8 Hollywood Stars Who Didn't Accept Their Oscars

3. Peter O'Toole Didn't Want A Lazy Handout

Marlon Brando The Godfather
Buena Vista

Times have moved on and Hollywood is no longer wedded to the need to cast hetero white men as the heroic saviour in every foreign-set film. That said, the problematic aspects of Lawrence of Arabia don't negate the fact that Peter O'Toole's turn in the film is one of the cinematic canon's cornerstone performances -- and still worthy of its Oscar nomination today.
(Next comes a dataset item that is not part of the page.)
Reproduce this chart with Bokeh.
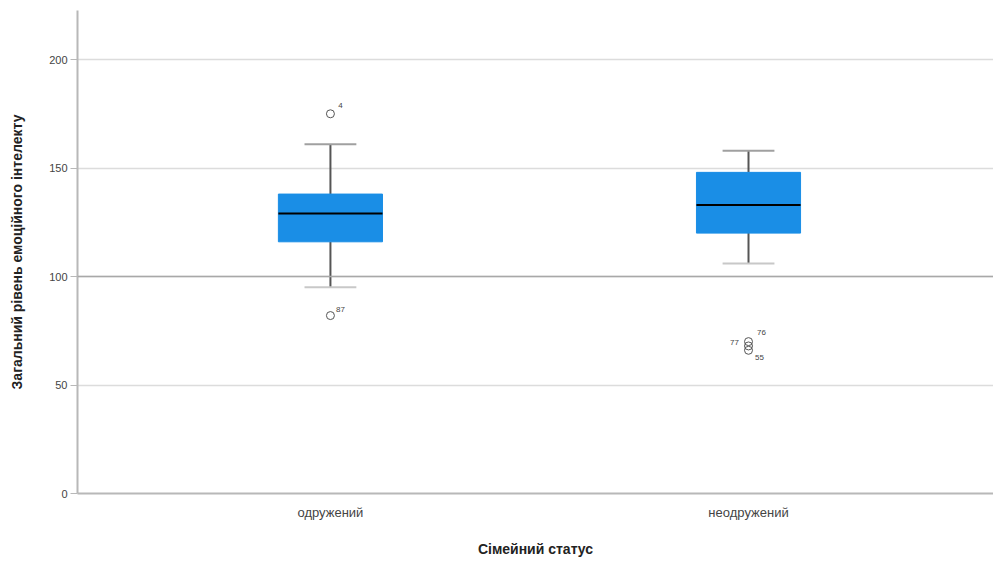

Though nominated eight times, for films including The Lion In Winter (1968) and My Favorite Year (1982), O'Toole never managed to win an Academy Award in competition. Appreciating the need to recognise his talent though, the Academy conferred an Academy Honorary Award on him.
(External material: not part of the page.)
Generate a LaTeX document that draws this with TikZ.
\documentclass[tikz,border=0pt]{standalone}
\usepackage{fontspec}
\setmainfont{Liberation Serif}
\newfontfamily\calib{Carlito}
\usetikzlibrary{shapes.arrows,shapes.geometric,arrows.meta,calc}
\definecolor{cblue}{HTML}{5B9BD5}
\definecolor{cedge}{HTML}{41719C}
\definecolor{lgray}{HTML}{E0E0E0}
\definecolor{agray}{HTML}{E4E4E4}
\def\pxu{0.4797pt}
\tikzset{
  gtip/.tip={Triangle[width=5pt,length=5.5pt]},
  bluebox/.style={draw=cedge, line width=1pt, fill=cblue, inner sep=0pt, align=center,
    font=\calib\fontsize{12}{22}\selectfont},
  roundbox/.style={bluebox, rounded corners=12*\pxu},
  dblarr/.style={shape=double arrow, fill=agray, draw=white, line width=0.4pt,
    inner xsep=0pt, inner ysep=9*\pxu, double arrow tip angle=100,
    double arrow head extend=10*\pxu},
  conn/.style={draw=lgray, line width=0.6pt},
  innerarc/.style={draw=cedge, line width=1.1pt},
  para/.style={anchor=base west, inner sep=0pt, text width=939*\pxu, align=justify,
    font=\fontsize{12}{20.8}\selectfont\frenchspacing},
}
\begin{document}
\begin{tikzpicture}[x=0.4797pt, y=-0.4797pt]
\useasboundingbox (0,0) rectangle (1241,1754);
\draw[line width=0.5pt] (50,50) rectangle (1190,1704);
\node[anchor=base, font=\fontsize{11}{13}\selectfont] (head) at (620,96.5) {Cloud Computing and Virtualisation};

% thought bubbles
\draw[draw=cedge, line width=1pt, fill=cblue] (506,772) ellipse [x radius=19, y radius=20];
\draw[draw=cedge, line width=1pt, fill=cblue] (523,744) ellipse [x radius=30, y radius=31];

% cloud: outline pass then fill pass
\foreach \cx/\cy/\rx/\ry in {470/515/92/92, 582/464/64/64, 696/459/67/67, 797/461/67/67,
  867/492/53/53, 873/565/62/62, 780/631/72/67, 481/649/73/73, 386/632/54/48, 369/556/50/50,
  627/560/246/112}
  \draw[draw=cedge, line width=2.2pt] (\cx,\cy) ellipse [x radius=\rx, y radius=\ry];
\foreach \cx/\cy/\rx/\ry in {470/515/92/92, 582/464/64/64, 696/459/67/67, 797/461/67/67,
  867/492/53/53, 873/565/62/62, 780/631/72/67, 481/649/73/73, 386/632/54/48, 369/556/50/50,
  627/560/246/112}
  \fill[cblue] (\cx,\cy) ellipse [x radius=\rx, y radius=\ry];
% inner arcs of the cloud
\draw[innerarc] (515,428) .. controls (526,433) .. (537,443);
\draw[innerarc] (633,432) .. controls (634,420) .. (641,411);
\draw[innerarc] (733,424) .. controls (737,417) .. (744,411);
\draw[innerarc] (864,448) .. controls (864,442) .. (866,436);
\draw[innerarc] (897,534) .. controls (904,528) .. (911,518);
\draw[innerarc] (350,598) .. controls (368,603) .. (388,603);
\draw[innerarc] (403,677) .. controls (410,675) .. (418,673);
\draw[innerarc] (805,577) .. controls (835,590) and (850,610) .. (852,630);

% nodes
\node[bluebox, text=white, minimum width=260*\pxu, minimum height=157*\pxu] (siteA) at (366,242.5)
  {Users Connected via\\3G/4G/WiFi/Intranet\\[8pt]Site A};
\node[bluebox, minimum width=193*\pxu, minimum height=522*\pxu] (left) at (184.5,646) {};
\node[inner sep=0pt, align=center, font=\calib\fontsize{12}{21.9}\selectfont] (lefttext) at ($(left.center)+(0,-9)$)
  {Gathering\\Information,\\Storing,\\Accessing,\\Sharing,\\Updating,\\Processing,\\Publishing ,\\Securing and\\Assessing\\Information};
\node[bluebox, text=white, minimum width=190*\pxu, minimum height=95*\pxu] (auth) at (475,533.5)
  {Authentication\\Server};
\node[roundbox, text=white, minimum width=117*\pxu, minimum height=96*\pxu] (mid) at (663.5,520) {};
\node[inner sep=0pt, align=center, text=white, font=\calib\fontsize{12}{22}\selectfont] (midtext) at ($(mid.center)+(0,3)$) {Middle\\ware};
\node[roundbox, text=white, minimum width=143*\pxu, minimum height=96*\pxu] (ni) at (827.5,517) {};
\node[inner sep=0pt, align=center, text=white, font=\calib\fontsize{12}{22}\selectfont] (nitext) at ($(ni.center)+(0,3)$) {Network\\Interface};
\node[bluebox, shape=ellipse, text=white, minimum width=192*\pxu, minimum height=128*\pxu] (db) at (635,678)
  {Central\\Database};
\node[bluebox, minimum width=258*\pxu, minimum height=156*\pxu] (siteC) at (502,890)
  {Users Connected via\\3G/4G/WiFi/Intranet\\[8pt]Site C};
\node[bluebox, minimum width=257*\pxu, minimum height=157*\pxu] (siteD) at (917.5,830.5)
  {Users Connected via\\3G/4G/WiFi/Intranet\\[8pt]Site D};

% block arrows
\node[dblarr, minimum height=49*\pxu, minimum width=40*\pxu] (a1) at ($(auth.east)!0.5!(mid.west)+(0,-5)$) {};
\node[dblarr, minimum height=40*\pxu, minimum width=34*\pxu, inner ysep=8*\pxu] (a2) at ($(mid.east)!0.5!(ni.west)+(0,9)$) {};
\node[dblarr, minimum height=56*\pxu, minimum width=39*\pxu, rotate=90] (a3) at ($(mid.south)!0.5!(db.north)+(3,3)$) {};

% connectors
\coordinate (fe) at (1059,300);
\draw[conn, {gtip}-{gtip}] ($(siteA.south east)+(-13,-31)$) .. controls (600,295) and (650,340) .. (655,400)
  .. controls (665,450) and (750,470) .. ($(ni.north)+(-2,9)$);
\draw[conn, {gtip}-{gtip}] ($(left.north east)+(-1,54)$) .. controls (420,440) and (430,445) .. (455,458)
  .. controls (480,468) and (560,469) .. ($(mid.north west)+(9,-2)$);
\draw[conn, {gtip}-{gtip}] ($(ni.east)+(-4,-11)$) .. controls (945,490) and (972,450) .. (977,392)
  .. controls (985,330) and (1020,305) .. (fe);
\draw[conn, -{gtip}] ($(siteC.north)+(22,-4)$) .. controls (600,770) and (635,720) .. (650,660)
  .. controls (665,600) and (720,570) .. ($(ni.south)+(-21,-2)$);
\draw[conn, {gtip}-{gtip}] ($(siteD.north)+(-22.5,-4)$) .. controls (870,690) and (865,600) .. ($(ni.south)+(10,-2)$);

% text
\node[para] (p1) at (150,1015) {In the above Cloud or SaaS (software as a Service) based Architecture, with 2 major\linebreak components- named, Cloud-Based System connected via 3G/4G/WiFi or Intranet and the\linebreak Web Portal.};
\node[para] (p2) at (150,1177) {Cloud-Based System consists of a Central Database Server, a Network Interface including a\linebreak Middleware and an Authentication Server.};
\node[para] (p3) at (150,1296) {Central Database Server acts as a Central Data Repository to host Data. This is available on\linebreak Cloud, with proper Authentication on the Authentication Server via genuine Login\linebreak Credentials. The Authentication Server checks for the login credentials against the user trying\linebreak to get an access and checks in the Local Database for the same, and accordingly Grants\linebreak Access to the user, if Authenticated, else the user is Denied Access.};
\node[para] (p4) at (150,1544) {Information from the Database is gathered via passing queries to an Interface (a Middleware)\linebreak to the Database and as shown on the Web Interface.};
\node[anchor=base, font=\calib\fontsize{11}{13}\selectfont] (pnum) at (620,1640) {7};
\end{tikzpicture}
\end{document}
O'Toole initially rejected this olive branch and declined the invitation to accept it, believing he was still in the running to win the award competitively (and rightly so, given his nomination for 2007's Venus). All's well that ends well, however, and his children admonished him for this slight, wore him down, and persuaded him to appear at the 75th Awards in 2003.

Curiously, an Oscar is not the highest accolade O'Toole has ever turned down. In 1987 he was offered a knighthood (you know, that thing presented by the Queen) but rejected it, ostensibly as a protest against the policies of Conservative Prime Minister Margaret Thatcher, who had working class Britain in a stranglehold.